QBE Group has announced the financial results for its half-year ending 30 June 2019, recording a cash profit after tax of US$520 million – up by 35% on the previous half-year period.
Its gross written premium (GWP) rose by 1% to US$7,637 million, and statutory net profit was up 29% to US$463 million.
QBE shares have lifted by 2.5% to $12.38 off the back of the strong results, and the business has continued its strategy of minimising costs and offloading overseas businesses in order to simplify its structure.
The group’s Australia Pacific division – which includes Australia, New Zealand and the Pacific – saw gross written premium fall by 7% to $1,960 from $2,106 million the previous half-year, primarily due to the weakening of the Australian dollar. Nonetheless, Australia Pacific CEO Vivek Bhatia says pricing remains strong and despite “significant catastrophe activity,” and the region recorded a combined operating ratio of 90.5%.
The cost of net catastrophe claims saw a major increase to $116 million compared to $42 million in the prior period, with significant events including the Townsville floods, storms in Queensland and New South Wales and bushfires in Tasmania. The attritional claims ratio improved by 3.5%, with notable improvements achieved in New Zealand.
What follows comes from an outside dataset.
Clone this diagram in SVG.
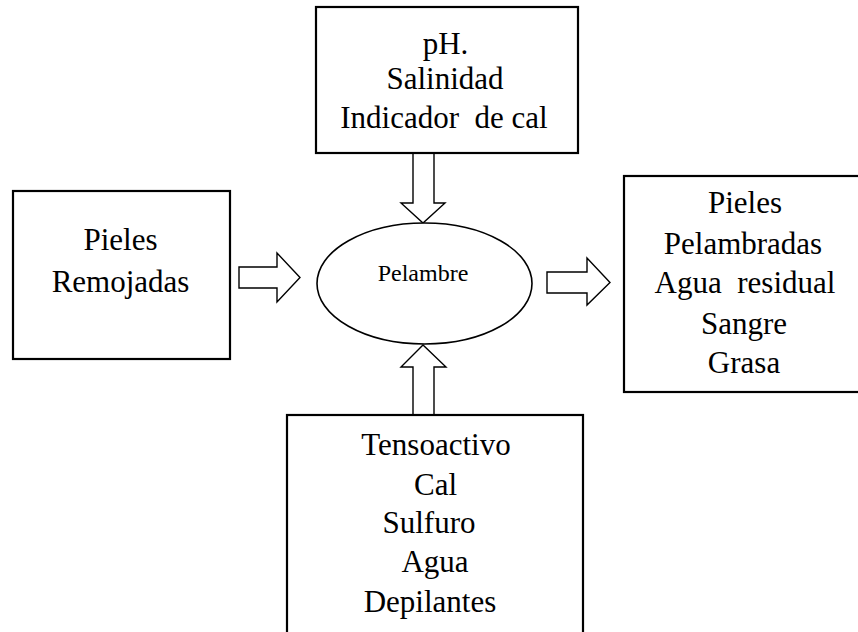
<svg xmlns="http://www.w3.org/2000/svg" width="858" height="632" viewBox="0 0 858 632">
<style>
.box{fill:#fff;stroke:#000;stroke-width:2.2}
.arr{fill:#fff;stroke:#000;stroke-width:1.4;stroke-linejoin:miter}
text{font-family:'Liberation Serif','Times New Roman',Times,'DejaVu Serif',serif;fill:#000;text-anchor:middle}
.t{font-size:31px}
.s{font-size:24px}
</style>
<rect width="858" height="632" fill="#fff"/>
<g id="connectors">
<polygon class="arr" points="239,267 277,267 277,253 300,277.5 277,302 277,288 239,288"/>
<polygon class="arr" points="547,272 587,272 587,258 610,282.5 587,305 587,293 547,293"/>
<polygon class="arr" points="413,153 434,153 434,203 445,203 423,223 401,203 413,203"/>
<polygon class="arr" points="413,415 413,367 401,367 423,345 446,367 434,367 434,415"/>
</g>
<g id="top">
<rect class="box" x="316" y="7" width="262" height="146"/>
<text class="t" x="445.5" y="54" font-family="Liberation Serif, serif">pH.</text>
<text class="t" x="445" y="89" font-family="Liberation Serif, serif">Salinidad</text>
<text class="t" x="444" y="128" font-family="Liberation Serif, serif" xml:space="preserve">Indicador  de cal</text>
</g>
<g id="left">
<rect class="box" x="13" y="191" width="217" height="168"/>
<text class="t" x="120.5" y="250" font-family="Liberation Serif, serif">Pieles</text>
<text class="t" x="120.5" y="292" font-family="Liberation Serif, serif">Remojadas</text>
</g>
<g id="center">
<ellipse cx="424.5" cy="283.5" rx="107.5" ry="60.5" fill="#fff" stroke="#000" stroke-width="1.6"/>
<text class="s" x="423" y="281" font-family="Liberation Serif, serif">Pelambre</text>
</g>
<g id="right">
<rect class="box" x="624" y="176" width="242" height="216"/>
<text class="t" x="745" y="213" font-family="Liberation Serif, serif">Pieles</text>
<text class="t" x="743" y="254" font-family="Liberation Serif, serif">Pelambradas</text>
<text class="t" x="745" y="293" font-family="Liberation Serif, serif" xml:space="preserve">Agua  residual</text>
<text class="t" x="744" y="334" font-family="Liberation Serif, serif">Sangre</text>
<text class="t" x="744" y="373" font-family="Liberation Serif, serif">Grasa</text>
</g>
<g id="bottom">
<rect class="box" x="287" y="415" width="296" height="230"/>
<text class="t" x="436" y="455" font-family="Liberation Serif, serif">Tensoactivo</text>
<text class="t" x="435.5" y="495" font-family="Liberation Serif, serif">Cal</text>
<text class="t" x="429" y="533" font-family="Liberation Serif, serif">Sulfuro</text>
<text class="t" x="435" y="572" font-family="Liberation Serif, serif">Agua</text>
<text class="t" x="430" y="612" font-family="Liberation Serif, serif">Depilantes</text>
</g>
</svg>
Bhatia noted that the financial services sector in Australia and New Zealand is still under significant scrutiny following the Royal Commission into Misconduct in the Banking, Superannuation and Financial Services Industry. He says QBE is “supportive” of the strong regulatory stance, and will be working to deliver an improved customer experience and address capability gaps in the business.
QBE Group CEO Pat Regan said that the half-year performance reflected “significant improvement in attritional claims experience across all divisions,” along with strong returns on investment.
“With a strong first half result now behind us and our 2019 full year guidance unchanged, through the second half of 2019 we will continue to build on the good progress we have made against our priorities,” Regan said.